Christophe DABITCH, natif de Bordeaux et déjà auteur de plusieurs livres, a (un peu) préparé son parcours, ce sera certes ce désir de suivre au plus près le 45e parallèle nord en France, mais de l'effectuer dans le département plutôt rural de la Dordogne. Vous possédez toutes les données avant de vous glisser dans les pas de Christophe et ses trois compagnons. Suivez-moi.

Christophe DABITCH est en effet accompagné de trois amis : Nicolas pour la postérité derrière son appareil photo, Frédéric au son et Patrick aux godasses, l'autre marcheur. le périple va se faire au jour le jour, pas trop de plan défini, un vrai désir d'une aventure unique. Alors les quatre z'amis vont improviser, dormir chez l'habitant. S'ils ont décidé de chausser les pompes de randonnée en octobre, c'est qu'à cette époque-là il est plus aisé de glaner des fruits, plein de fruits, mûrs et juteux, car le quatuor souhaiterait être le plus proche possible de l'autosuffisance et de l'entraide.

Bien sûr, dans pareil exercice les rencontres ne manquent pas, elles sont même quotidiennes devant l'aspect un peu « original » du but. Les habitants questionnent, mais interviennent aussi : « Dans les discussions autour d'un verre, il est assez étonnant de parler du parallèle nord, car on ne peut presque rien en dire ni rien en tirer, sinon la certitude de son passage à l'endroit où nous nous trouvons. Ces habitants savent que le 45e passe par là, quelque part, parfois même précisément au croisement d'un champ, d'un bois, d'une rue. Ils en connaissent la présence et je sens que quelque chose les y relie ». Salut fraternel aux autos et leurs autochtones pour une balade poétique (la langue est bien menée, bien traitée, elle n'en sortira que grandie).

D'ailleurs, qu'est-ce donc que ce 45e parallèle nord ? L'auteur se pose pour nous éclairer, et en profite pour donner quelques détails sur le méridien de Greenwich, comment et pourquoi il a été choisi en tant que référence en 1884.

Et puis des rencontres, des milieux, des bouts de nature qui font décoller la machine à remonter le temps : évocation de temps plus ou moins anciens, souvenirs dilués, une petite digression hors sujet, pleine de tendresse ou d'horreur (cette maison noire rappelant la Bosnie et des dizaines de massacrés dans la population civile pendant la guerre civile). Mais la nature reprend ses droits : l'odeur, les animaux (en liberté ou domestiqués), les arbres, les prairies, les traces de l'homme, les ponts traversés au-dessus des rivières et ruisseaux. La campagne est pleine de surprises : séquence voyeurisme avec un inconnu habillé en femme dans son jardin, ou encore cette aire de golf comme venant d'un autre monde et d'une époque futuriste : « Avec parfois des îles étranges, comme ce golf, caricature verdoyante de perfection et de maîtrise avec son idéologie de tondeuse à gazon, où l'on éprouve le soudain désir d'être chef d'une armée conquérante de taupes ». Car l'auteur ne manque pas d'humour et il le fait partager.

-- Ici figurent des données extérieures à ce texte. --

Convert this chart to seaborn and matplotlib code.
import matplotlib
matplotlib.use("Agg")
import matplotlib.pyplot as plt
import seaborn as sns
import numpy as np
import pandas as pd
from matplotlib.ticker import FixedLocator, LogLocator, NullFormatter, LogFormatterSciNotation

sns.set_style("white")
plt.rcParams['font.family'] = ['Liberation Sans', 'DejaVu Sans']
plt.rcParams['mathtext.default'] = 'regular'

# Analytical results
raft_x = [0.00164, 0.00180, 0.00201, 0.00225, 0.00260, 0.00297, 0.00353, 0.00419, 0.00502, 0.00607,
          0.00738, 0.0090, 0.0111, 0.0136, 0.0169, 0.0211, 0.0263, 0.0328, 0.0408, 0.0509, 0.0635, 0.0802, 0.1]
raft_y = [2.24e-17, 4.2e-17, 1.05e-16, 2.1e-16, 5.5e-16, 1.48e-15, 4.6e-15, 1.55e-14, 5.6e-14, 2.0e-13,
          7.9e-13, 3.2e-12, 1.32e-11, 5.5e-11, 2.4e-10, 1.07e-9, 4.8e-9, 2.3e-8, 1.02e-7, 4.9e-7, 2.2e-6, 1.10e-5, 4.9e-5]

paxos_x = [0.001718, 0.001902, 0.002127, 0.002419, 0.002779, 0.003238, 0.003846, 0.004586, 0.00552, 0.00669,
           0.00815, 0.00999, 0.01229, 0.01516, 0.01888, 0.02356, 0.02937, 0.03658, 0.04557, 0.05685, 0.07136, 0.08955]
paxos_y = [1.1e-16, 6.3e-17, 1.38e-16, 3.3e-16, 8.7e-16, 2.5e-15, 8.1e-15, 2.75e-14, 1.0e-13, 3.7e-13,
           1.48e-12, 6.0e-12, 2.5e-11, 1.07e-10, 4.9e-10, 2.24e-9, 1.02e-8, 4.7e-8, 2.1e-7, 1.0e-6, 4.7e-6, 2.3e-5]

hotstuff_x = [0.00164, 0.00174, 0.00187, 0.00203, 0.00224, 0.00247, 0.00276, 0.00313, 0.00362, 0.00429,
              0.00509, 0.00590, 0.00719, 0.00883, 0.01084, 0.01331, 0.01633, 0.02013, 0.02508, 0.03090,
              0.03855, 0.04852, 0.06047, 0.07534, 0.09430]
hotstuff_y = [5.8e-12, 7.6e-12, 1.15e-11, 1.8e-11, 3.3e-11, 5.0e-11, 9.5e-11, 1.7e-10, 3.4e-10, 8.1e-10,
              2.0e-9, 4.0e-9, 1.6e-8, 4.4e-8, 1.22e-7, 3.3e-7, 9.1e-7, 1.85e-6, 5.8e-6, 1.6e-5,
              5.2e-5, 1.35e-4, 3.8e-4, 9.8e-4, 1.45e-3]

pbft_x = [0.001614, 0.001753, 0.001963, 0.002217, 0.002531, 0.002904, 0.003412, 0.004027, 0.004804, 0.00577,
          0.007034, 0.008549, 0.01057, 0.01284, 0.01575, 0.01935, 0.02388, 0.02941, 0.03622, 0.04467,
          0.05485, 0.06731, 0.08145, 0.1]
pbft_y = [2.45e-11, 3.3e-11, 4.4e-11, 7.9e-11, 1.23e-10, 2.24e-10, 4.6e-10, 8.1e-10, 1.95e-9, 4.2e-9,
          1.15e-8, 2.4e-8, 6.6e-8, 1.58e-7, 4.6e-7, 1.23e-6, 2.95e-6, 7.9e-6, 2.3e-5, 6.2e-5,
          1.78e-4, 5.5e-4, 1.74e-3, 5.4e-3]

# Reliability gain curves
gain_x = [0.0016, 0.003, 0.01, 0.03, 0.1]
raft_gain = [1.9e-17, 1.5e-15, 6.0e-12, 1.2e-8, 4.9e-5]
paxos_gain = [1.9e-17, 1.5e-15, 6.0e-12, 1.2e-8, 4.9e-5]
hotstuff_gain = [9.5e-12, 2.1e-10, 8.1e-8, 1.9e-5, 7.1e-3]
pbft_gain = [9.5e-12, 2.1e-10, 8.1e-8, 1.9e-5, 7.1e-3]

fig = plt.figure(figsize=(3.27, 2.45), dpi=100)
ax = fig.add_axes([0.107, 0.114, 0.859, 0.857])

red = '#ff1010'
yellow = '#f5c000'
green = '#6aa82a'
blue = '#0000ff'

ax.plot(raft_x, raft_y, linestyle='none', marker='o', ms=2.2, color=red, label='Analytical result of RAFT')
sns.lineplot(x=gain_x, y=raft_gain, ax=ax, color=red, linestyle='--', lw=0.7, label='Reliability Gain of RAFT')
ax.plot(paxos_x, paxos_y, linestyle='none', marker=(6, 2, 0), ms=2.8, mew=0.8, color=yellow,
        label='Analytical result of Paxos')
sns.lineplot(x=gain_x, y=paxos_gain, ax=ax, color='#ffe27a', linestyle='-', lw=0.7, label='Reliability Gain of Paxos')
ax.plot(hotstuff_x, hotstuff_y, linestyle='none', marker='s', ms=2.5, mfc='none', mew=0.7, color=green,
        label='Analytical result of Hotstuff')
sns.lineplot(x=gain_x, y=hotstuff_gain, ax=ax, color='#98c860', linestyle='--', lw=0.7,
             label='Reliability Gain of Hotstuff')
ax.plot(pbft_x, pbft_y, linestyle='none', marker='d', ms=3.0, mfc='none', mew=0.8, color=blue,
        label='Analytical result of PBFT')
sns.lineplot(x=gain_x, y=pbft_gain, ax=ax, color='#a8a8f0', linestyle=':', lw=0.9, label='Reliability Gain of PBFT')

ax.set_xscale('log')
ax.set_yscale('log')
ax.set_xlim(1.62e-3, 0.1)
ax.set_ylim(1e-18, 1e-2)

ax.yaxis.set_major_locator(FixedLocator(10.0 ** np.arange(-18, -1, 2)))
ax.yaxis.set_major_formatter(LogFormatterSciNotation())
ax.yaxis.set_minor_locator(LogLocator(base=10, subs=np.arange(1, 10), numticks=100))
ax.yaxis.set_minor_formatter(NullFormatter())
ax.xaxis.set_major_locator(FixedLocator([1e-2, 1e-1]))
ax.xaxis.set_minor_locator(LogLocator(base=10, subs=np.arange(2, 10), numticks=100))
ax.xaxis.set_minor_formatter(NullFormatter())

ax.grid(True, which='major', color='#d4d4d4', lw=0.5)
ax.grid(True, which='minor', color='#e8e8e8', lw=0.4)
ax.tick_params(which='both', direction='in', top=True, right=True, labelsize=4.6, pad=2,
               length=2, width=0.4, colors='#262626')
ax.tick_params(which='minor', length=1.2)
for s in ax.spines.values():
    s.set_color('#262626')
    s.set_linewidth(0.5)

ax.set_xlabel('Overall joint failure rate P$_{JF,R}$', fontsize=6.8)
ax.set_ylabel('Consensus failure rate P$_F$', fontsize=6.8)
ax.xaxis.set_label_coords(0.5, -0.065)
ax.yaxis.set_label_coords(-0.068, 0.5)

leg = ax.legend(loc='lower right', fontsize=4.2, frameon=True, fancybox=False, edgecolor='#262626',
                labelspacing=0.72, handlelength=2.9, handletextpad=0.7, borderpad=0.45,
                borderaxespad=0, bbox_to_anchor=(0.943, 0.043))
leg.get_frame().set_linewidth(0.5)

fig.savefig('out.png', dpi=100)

Quelques paragraphes sur la science, l'astronomie, la rotation de la Terre, et puis le retour sur les chemins cahoteux et secs de Dordogne. Petites touches du témoignage du passé par des constructions faites jadis de la main de l'humain et qui représentent aujourd'hui une période révolue, comme anachroniques.

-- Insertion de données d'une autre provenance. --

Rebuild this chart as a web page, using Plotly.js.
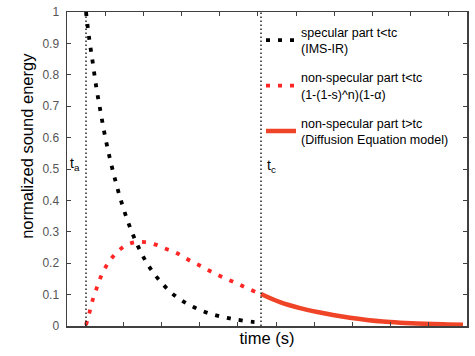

Et d'abord, ce n'est pas que de la marche, mais une recherche plus spirituelle vers un bien être, une fatigue positive, la satisfaction de la souffrance physique. C'est un sacerdoce mais aussi un besoin vital, une pause dans le quotidien : « La marche devient un travail absolu qui occupe les jours, une répétition rassurante, un mouvement qui nous transforme en nomades sortis de nos vies. Nous sommes socialement en suspension, en récréation, et presque plus rien d'autre, sinon le repas chaud du soir, ne compte. L'alternance d'épuisements et de souffles retrouvés joue son rôle ».

L'auteur va nous présenter quelques figures disparues, comme celle d'Albert DADAS qui a porté dans sa vie, en fin de XIXe siècle, la marche sur un piédestal de marbre, en faisant une sorte de divinité. Quand DABITCH sort de ses rêveries, c'est pour croiser des randonneurs outillés et harnachés se rendant à Compostelle. Mais aussi (et surtout ?) pour admirer les arbres, véritables héros de cette marche : « Un chêne se penche lourdement sur le pré. Un autre, au tronc blanchi, dégarni, dont certaines branches tordues se dressent encore, est à terre ».

En fin de volume, par les simples informations offertes il est possible de recréer cette randonnée à laquelle nous a invité l'auteur : toutes les communes traversées, tous les lieux-dits (certains avec des noms assez croquignolets) sont cités. Puis le marcheur, épuisé, semble touché soit par la grâce soit par une insolation en fournissant quelques interprétations que pourrait penser un extra-terrestre en atterrissant sur le parallèle numéro 45. Court exemple pour donner l'eau à la bouche : « Représentant de la sous-espèce noble, qui déclare : ‘La Révolution a beaucoup pris à ma famille, vive la République !' (cas étrange, à placer en observation) ».

Laissez-moi vous livrer le fond de ma pensée : Un homme qui en pleine randonnée, de surcroît à but inutile, cite comme référence Edward ABBEY, a tout de suite droit à mon plus grand respect, il se pourrait même que je le tutoie assez promptement.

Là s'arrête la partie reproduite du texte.